According to Gartner, the five most over-hyped threats are: internet protocol (IP) telephony is unsafe; mobile viruses will cause widespread damage; so-called Warhol worms will make the internet unreliable for business traffic and virtual private networks (VPNs); complying with regulations equals security; and wireless hotspots are not secure.

Gartner analysts claimed many businesses have delayed rolling out technologies that could make them more productive — for example, wireless local area networks (LANs) — because there has been so much hype about potential threats. John Pescatore, vice-president and Gartner fellow, said: “We’ve also seen the perceived need to spend on compliance reporting for Sarbanes-Oxley Act, 2002, hyped beyond any connection with the reality of the legislation.”

Gartner claimed security attacks are rare for IP telephony. Similar measures for securing a data environment can be used to protect an IP telephony environment. It classed the risk of IP telephony eavesdropping as unlikely as attackers must be inside the company for the hack to work — they have to be on the same LAN as the IP telephone that is subject to the eavesdropping attack.

Mobile malware will be a niche nuisance in the foreseeable future in most cases, Gartner said, partly because the number of people using smart phones or PDAs with wireless capability is very small. “Antivirus vendors see huge potential profit opportunities in selling security solutions to billions of mobile phone and PDA users,” said Pescatore. “In particular, the antiviral industry sees mobile phones as the way to grow sales outside of a flat, commoditised PC market.”

Device-side antiviruses for cell phones will be “completely ineffective”, Pescatore added. “The most effective approach to blocking mobile malware will be to block it in the network,” he said.
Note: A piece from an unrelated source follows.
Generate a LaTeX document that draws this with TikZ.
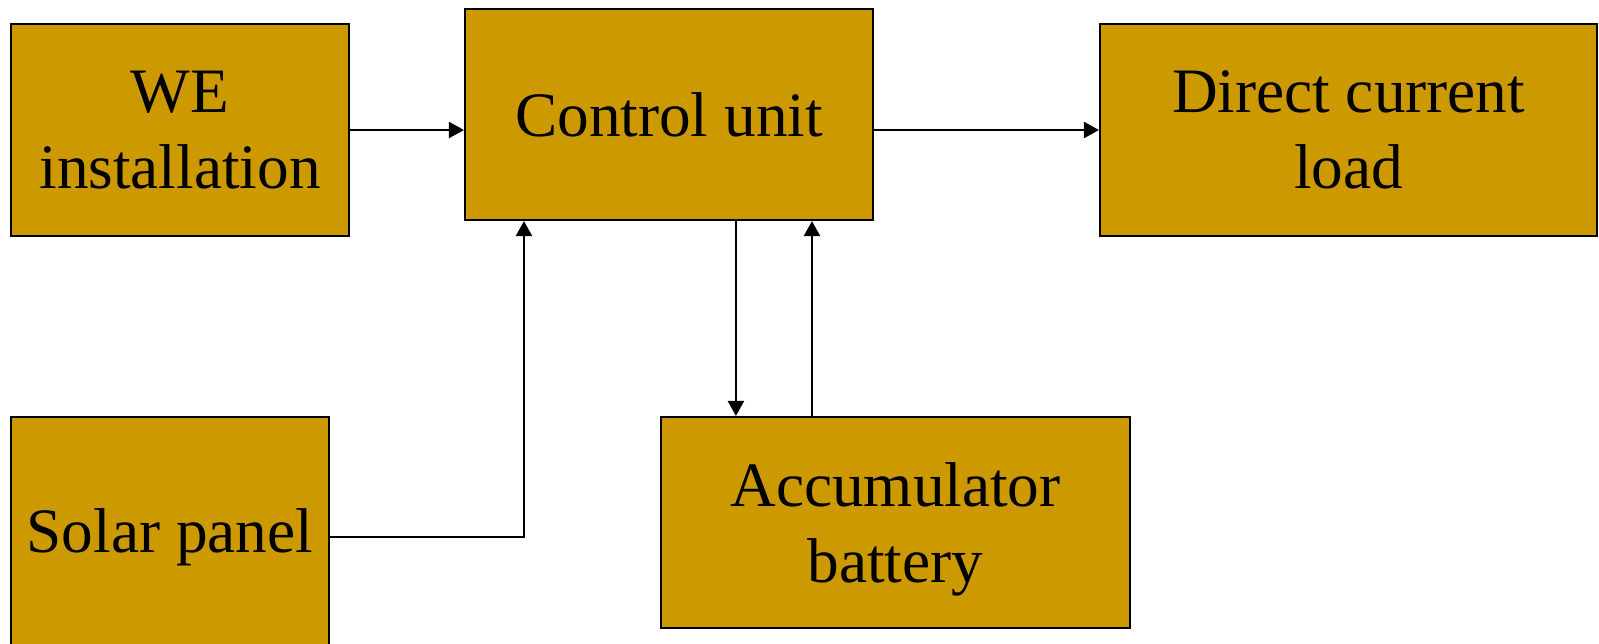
\documentclass[tikz,border=0pt]{standalone}
\usepackage{fontspec}
\setmainfont{Liberation Serif}
\usepackage{xcolor}
\usepackage{tikz}
\usetikzlibrary{arrows.meta}
\definecolor{ochre}{HTML}{CC9900}

\begin{document}
\begin{tikzpicture}[
    every node/.style={font=\fontsize{18}{21.8}\selectfont, text=black, align=center, inner sep=0pt},
    block/.style={draw=black, line width=0.6pt, fill=ochre},
    arrow/.style={-{Triangle[length=1.5mm, width=1.6mm]}, line width=0.6pt}
]
\clip (0,0) rectangle (15.99,-6.43);
\useasboundingbox (0,0) rectangle (15.99,-6.43);
\node[block, minimum width=3.38cm, minimum height=2.12cm] (we) at (1.80, -1.30) {WE\\installation};
\node[block, minimum width=4.08cm, minimum height=2.11cm] (ctrl) at (6.69, -1.145) {Control unit};
\node[block, minimum width=4.97cm, minimum height=2.12cm] (load) at (13.485, -1.30) {Direct current\\load};
\node[block, minimum width=3.18cm, minimum height=2.40cm] (solar) at (1.70, -5.37) {Solar panel};
\node[block, minimum width=4.69cm, minimum height=2.11cm] (acc) at (8.955, -5.225) {Accumulator\\\smash{battery}};
\coordinate (solarin) at ([xshift=0.60cm]ctrl.south west);
\coordinate (accin) at ([xshift=0.76cm]acc.north west);
\coordinate (accout) at ([xshift=1.52cm]acc.north west);
\draw[arrow] (we.east) -- (we.east -| ctrl.west);
\draw[arrow] (load.west -| ctrl.east) -- (load.west);
\draw[arrow] (solar.east) -| (solarin);
\draw[arrow] (accin |- ctrl.south) -- (accin);
\draw[arrow] (accout) -- (accout |- ctrl.south);
\end{tikzpicture}
\end{document}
A Warhol worm is said to infect all vulnerable machines on the internet within 15 minutes. Although the SQL Slammer worm had a strong impact on the internet two years ago, it is the only recorded example of such a threat.

Gartner said complying with regulations is often a useful tactic for obtaining a budget for important security initiatives before incidents occur, but most regulations lead to more reporting rather than increased levels of security. Lawrence Orans, principal analyst with Gartner, suggested organisations would be better off building stronger security processes and then documenting them to demonstrate regulatory compliance.

Lastly, Gartner advised businesses to equip and educate their mobile workers with the tools and knowledge to mitigate the threats from wireless hotspots so they can be used safely. Mobile users should seek out 802.1X protected access points because these allow encryption between the mobile device and the access point. Another option for greater security would be to use software on the device that can validate a genuine hostpot’s identity and thereby reduce the risk of connecting to a rogue access point.
Mobile users in hotspots should use their corporate VPN connection to protect traffic as it travels through the internet, Pescatore suggested. They should also use personal firewalls and turn off file/print sharing on their machines to avoid having data stolen.